How to buy a network switch
A network switch buying guide
A network switch is one of the more widely-used tools among networking products. Switches come in many different styles, sizes and speeds. Learning how to buy a network switch can be beneficial to your company or business.
>> What is a switch?
A network switch is a small hardware device that joins multiple devices together within one local-area network (LAN). Network switches inspect pieces of data (called frames) going through the LAN, determining the source and internal destination device of each piece of data and forwarding it appropriately. By delivering messages only to the connected device intended, a network switch minimizes the data going through the LAN and improves the network's performance.
Switches are sometimes confused with routers, because they use many of the same computer cables and connectors. Routers connect one or more LANs to a wide-area network (WAN). An example of a router is the device that connects a home network (LAN) to the Internet (WAN) for the purpose of Internet connection sharing. Many such routers include an integrated switch to increase their versatility.
>> Why use a switch?
Within a home or business, a switch commonly links computers and printers together, enabling them to share documents in a common repository (a file server) or use a common device for file backups. Switches can be plugged into to each other (the daisy chaining method) to add more devices to a network or create small LANs for better overall network performance.
In addition to connecting devices to each other, different types of network switches can benefit gaming systems as well. When you use a separate switch in addition to a router, the switch will take care of most of the internal network traffic, relieving much of the stress on the router and thereby improving the speed inside of the network.
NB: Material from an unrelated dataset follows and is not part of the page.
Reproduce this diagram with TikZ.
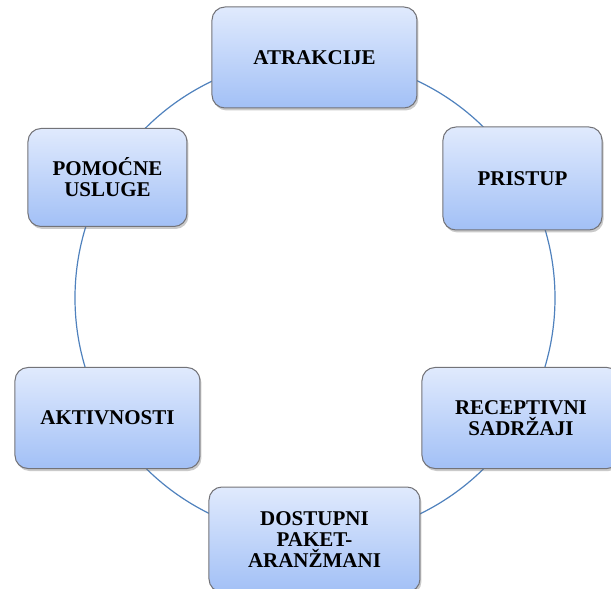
\documentclass[tikz,border=0pt]{standalone}
\usepackage{fontspec}
\setmainfont{Liberation Serif}
\usepackage{xcolor}
\usetikzlibrary{shadows}

\definecolor{krug}{RGB}{79,129,189}
\definecolor{okvir}{RGB}{115,115,120}
\definecolor{svijetla}{RGB}{224,234,253}
\definecolor{tamna}{RGB}{162,192,246}

\begin{document}
\begin{tikzpicture}[x=1pt, y=1pt,
  kutija/.style={draw=okvir, line width=1pt, rounded corners=13pt,
    top color=svijetla, bottom color=tamna,
    minimum height=101pt, align=center,
    font=\fontsize{21}{21}\selectfont\bfseries,
    drop shadow={shadow xshift=1.5pt, shadow yshift=-2.5pt, opacity=0.35, fill=black!60}}]
  % page size of the original figure
  \useasboundingbox (-315,-291) rectangle (296,298);

  % the ring behind the boxes
  \coordinate (c) at (0,0);
  \draw[krug, line width=1.2pt] (c) circle (240pt);

  % the six boxes around the ring
  \node[kutija, minimum width=205pt] (atrakcije) at (-0.5,240.5) {ATRAKCIJE};
  \node[kutija, minimum width=159pt, minimum height=103pt] (pristup) at (207.5,119.5) {PRISTUP};
  \node[kutija, minimum width=198pt] (receptivni) at (206,-120) {RECEPTIVNI\\SADRŽAJI};
  \node[kutija, minimum width=211pt, minimum height=105pt] (dostupni) at (-0.5,-241.5) {DOSTUPNI\\PAKET-\\ARANŽMANI};
  \node[kutija, minimum width=185pt] (aktivnosti) at (-207.5,-120) {AKTIVNOSTI};
  \node[kutija, minimum width=159pt, minimum height=98pt] (pomocne) at (-207.5,120.5) {POMOĆNE\\USLUGE};
\end{tikzpicture}
\end{document}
>> Consider speed and ports
The different types of network switches vary mainly in their speed and number of devices that can connect to them. A switch's speed is stated as two or three numbers with slashes (/) in between them. A 10/100 switch, for example, transmits data at speeds of either a maximum of 10 or 100 megabits per second (Mbps); the maximum speed depends on the communication protocol a connected device uses. A 10/1000 switch transmits data at speeds of either a maximum 10 or 1000 Mbps. The limiting factor in communications speed is usually the capability of the network card/adapter in the transmitting/receiving device. If your gaming system, for example, has a 10/100 network card, and the switch's speed is 10/1000, the switch will receive data from the gaming system or send data to it only at 100 Mbps. In addition, the wire that connects a device to the switch must support the top switch speed in order send data at that rate.
As you learn how to buy a network switch, you can determine the number of devices that can connect to a switch by how many ports (Ethernet plug receptacles) it has. The types of network switches for homes and small business usually have 4-16 ports.
>> Consider your network's size
As you add more devices to your network, you might run out of ports on the switch. At that point, you can either upgrade your switch to one with more ports, or you can split your LAN in two by adding a switch to the network (it will plug into the existing switch). If your network has a lot of data traffic in a small part of it, such as a gaming system, plugging the gaming console into its own switch isolates the gaming system from the rest of the network, reducing traffic elsewhere and moving data around in the gaming system more quickly.
If you're growing a business, you might notice a slowdown in your network activities before you run out of ports on your switch. Putting files on or taking them from a file server, backup activities, and high volumes of printing all contribute to congestion on a network, just like rush hour slows down cars on the road. With network monitoring software, you can use some technical indicators to tell that it's time to add another switch:
- Utilization of more than 35%
- Data frame collision rates more than 10%
>> Think about extending the reach of the switch
If you have a location where it's not feasible to run an Ethernet cable or you're beyond the reach of a switch embedded in a wireless router, consider using power-line networking. This technology enables you to send data over the AC wires in your home or business to the switch. If you're using wireless networking, power-line networking eliminates the need to place a wireless access point near a power outlet, giving you more freedom in where you place network devices.
>> Think about accessories
As you learn how to buy a network switch, consider networking accessories that enhance your network. Wi-Fi range extenders, print servers and high-speed data cables will all improve the capability of your network.
As you learn how to buy a network switch, remember to read as much information as possible on the type of network switch that fits for your network. That will allow you to get a better idea of its individual features and benefits when determining which network switch to buy.